TO DO: Will you output all of the data below exactly, omitting the images?

DATASET CONTENT:
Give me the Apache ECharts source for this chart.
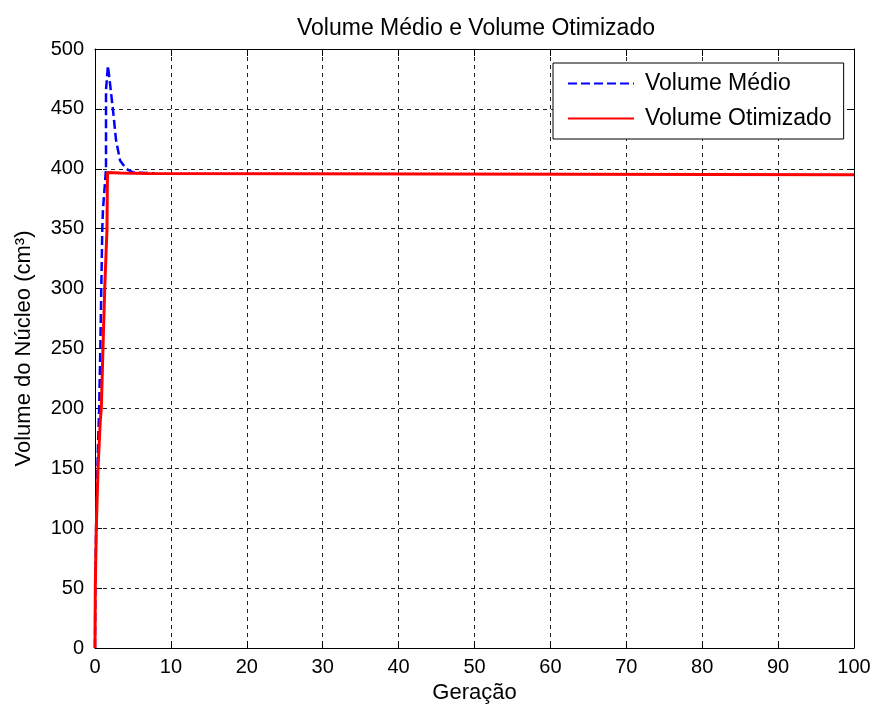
<!DOCTYPE html>
<html>
<head>
<meta charset="utf-8">
<script src="https://cdn.jsdelivr.net/npm/echarts@6/dist/echarts.min.js"></script>
<style>html,body{margin:0;padding:0;background:#fff;}#c{width:874px;height:711px;}</style>
</head>
<body>
<div id="c"></div>
<script>
var titleText = 'Volume Médio e Volume Otimizado';
var xName = 'Geração';
var yName = 'Volume do Núcleo (cm³)';
var seriesNames = ['Volume Médio', 'Volume Otimizado'];

var medioGen = [0, 0.05, 0.17, 0.4, 0.55, 0.7, 0.83, 0.96, 1.05, 1.45, 1.45, 1.7, 2.0, 2.37, 2.77, 3.3, 4.1, 5.0, 7.0, 7.9];
var medioVal = [0, 55, 110, 170, 200, 250, 300, 350, 366, 400, 466, 486, 470, 449, 424, 407, 400, 397, 396.5, 396];

var otimGen = [0, 0.04, 0.17, 0.4, 0.7, 0.83, 1.05, 1.28, 1.58, 1.62, 1.65, 3.3, 7.0, 7.0, 100];
var otimVal = [0, 50, 100, 150, 190, 200, 250, 300, 350, 382, 397, 396.5, 396, 395, 395];

function pairs(xs, ys) { return xs.map(function (x, i) { return [x, ys[i]]; }); }

var FONT = 'Liberation Sans, Arial, sans-serif';
var chart = echarts.init(document.getElementById('c'));
chart.setOption({
  animation: false,
  backgroundColor: '#fff',
  title: {
    text: titleText, left: 292, top: 12,
    textStyle: { fontFamily: FONT, fontSize: 23, fontWeight: 'normal', color: '#000' }
  },
  legend: {
    orient: 'vertical', left: 553, top: 63,
    padding: [9, 12, 9, 14], itemGap: 12,
    itemWidth: 66, itemHeight: 14,
    itemStyle: { opacity: 0 },
    backgroundColor: '#fff', borderColor: '#000', borderWidth: 1,
    textStyle: { fontFamily: FONT, fontSize: 23, color: '#000', padding: [0, 0, 0, 6] },
    data: seriesNames
  },
  grid: { left: 95, right: 20, top: 49, bottom: 63, containLabel: false },
  xAxis: [{
    type: 'value', min: 0, max: 100, interval: 10,
    name: xName, nameLocation: 'middle', nameGap: 34,
    nameTextStyle: { fontFamily: FONT, fontSize: 22, color: '#000' },
    axisLine: { onZero: false, lineStyle: { color: '#000', width: 1 } },
    axisTick: { inside: true, length: 7, lineStyle: { color: '#000' } },
    axisLabel: { fontFamily: FONT, fontSize: 20, color: '#000', margin: 9 },
    splitLine: { show: true, lineStyle: { color: '#222', width: 1, type: [4, 4] } }
  }, {
    type: 'value', min: 0, max: 100, interval: 10, position: 'top',
    axisLine: { onZero: false, lineStyle: { color: '#000', width: 1 } },
    axisTick: { inside: true, length: 7, lineStyle: { color: '#000' } },
    axisLabel: { show: false }, splitLine: { show: false }
  }],
  yAxis: [{
    type: 'value', min: 0, max: 500, interval: 50,
    name: yName, nameLocation: 'middle', nameGap: 60, nameRotate: 90,
    nameTextStyle: { fontFamily: FONT, fontSize: 22, color: '#000' },
    axisLine: { show: true, onZero: false, lineStyle: { color: '#000', width: 1 } },
    axisTick: { show: true, inside: true, length: 7, lineStyle: { color: '#000' } },
    axisLabel: { fontFamily: FONT, fontSize: 20, color: '#000', margin: 11 },
    splitLine: { show: true, lineStyle: { color: '#222', width: 1, type: [4, 4] } }
  }, {
    type: 'value', min: 0, max: 500, interval: 50, position: 'right',
    axisLine: { show: true, onZero: false, lineStyle: { color: '#000', width: 1 } },
    axisTick: { show: true, inside: true, length: 7, lineStyle: { color: '#000' } },
    axisLabel: { show: false }, splitLine: { show: false }
  }],
  series: [{
    name: seriesNames[0], type: 'line', symbol: 'none', z: 3,
    data: pairs(medioGen, medioVal),
    itemStyle: { color: '#0000ff' },
    lineStyle: { color: '#0000ff', width: 2.5, type: [9, 4] }
  }, {
    name: seriesNames[1], type: 'line', symbol: 'none', z: 4,
    data: pairs(otimGen, otimVal),
    itemStyle: { color: '#ff0000' },
    lineStyle: { color: '#ff0000', width: 3 }
  }]
});
</script>
</body>
</html>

FINISHED EXERCISE:
Give me the Apache ECharts source for this chart.
<!DOCTYPE html>
<html>
<head>
<meta charset="utf-8">
<script src="https://cdn.jsdelivr.net/npm/echarts@6/dist/echarts.min.js"></script>
<style>html,body{margin:0;padding:0;background:#fff;}#c{width:874px;height:711px;}</style>
</head>
<body>
<div id="c"></div>
<script>
var titleText = 'Volume Médio e Volume Otimizado';
var xName = 'Geração';
var yName = 'Volume do Núcleo (cm³)';
var seriesNames = ['Volume Médio', 'Volume Otimizado'];

var medioGen = [0, 0.05, 0.17, 0.4, 0.55, 0.7, 0.83, 0.96, 1.05, 1.45, 1.45, 1.7, 2.0, 2.37, 2.77, 3.3, 4.1, 5.0, 7.0, 7.9];
var medioVal = [0, 55, 110, 170, 200, 250, 300, 350, 366, 400, 466, 486, 470, 449, 424, 407, 400, 397, 396.5, 396];

var otimGen = [0, 0.04, 0.17, 0.4, 0.7, 0.83, 1.05, 1.28, 1.58, 1.62, 1.65, 3.3, 7.0, 7.0, 100];
var otimVal = [0, 50, 100, 150, 190, 200, 250, 300, 350, 382, 397, 396.5, 396, 395, 395];

function pairs(xs, ys) { return xs.map(function (x, i) { return [x, ys[i]]; }); }

var FONT = 'Liberation Sans, Arial, sans-serif';
var chart = echarts.init(document.getElementById('c'));
chart.setOption({
  animation: false,
  backgroundColor: '#fff',
  title: {
    text: titleText, left: 292, top: 12,
    textStyle: { fontFamily: FONT, fontSize: 23, fontWeight: 'normal', color: '#000' }
  },
  legend: {
    orient: 'vertical', left: 553, top: 63,
    padding: [9, 12, 9, 14], itemGap: 12,
    itemWidth: 66, itemHeight: 14,
    itemStyle: { opacity: 0 },
    backgroundColor: '#fff', borderColor: '#000', borderWidth: 1,
    textStyle: { fontFamily: FONT, fontSize: 23, color: '#000', padding: [0, 0, 0, 6] },
    data: seriesNames
  },
  grid: { left: 95, right: 20, top: 49, bottom: 63, containLabel: false },
  xAxis: [{
    type: 'value', min: 0, max: 100, interval: 10,
    name: xName, nameLocation: 'middle', nameGap: 34,
    nameTextStyle: { fontFamily: FONT, fontSize: 22, color: '#000' },
    axisLine: { onZero: false, lineStyle: { color: '#000', width: 1 } },
    axisTick: { inside: true, length: 7, lineStyle: { color: '#000' } },
    axisLabel: { fontFamily: FONT, fontSize: 20, color: '#000', margin: 9 },
    splitLine: { show: true, lineStyle: { color: '#222', width: 1, type: [4, 4] } }
  }, {
    type: 'value', min: 0, max: 100, interval: 10, position: 'top',
    axisLine: { onZero: false, lineStyle: { color: '#000', width: 1 } },
    axisTick: { inside: true, length: 7, lineStyle: { color: '#000' } },
    axisLabel: { show: false }, splitLine: { show: false }
  }],
  yAxis: [{
    type: 'value', min: 0, max: 500, interval: 50,
    name: yName, nameLocation: 'middle', nameGap: 60, nameRotate: 90,
    nameTextStyle: { fontFamily: FONT, fontSize: 22, color: '#000' },
    axisLine: { show: true, onZero: false, lineStyle: { color: '#000', width: 1 } },
    axisTick: { show: true, inside: true, length: 7, lineStyle: { color: '#000' } },
    axisLabel: { fontFamily: FONT, fontSize: 20, color: '#000', margin: 11 },
    splitLine: { show: true, lineStyle: { color: '#222', width: 1, type: [4, 4] } }
  }, {
    type: 'value', min: 0, max: 500, interval: 50, position: 'right',
    axisLine: { show: true, onZero: false, lineStyle: { color: '#000', width: 1 } },
    axisTick: { show: true, inside: true, length: 7, lineStyle: { color: '#000' } },
    axisLabel: { show: false }, splitLine: { show: false }
  }],
  series: [{
    name: seriesNames[0], type: 'line', symbol: 'none', z: 3,
    data: pairs(medioGen, medioVal),
    itemStyle: { color: '#0000ff' },
    lineStyle: { color: '#0000ff', width: 2.5, type: [9, 4] }
  }, {
    name: seriesNames[1], type: 'line', symbol: 'none', z: 4,
    data: pairs(otimGen, otimVal),
    itemStyle: { color: '#ff0000' },
    lineStyle: { color: '#ff0000', width: 3 }
  }]
});
</script>
</body>
</html>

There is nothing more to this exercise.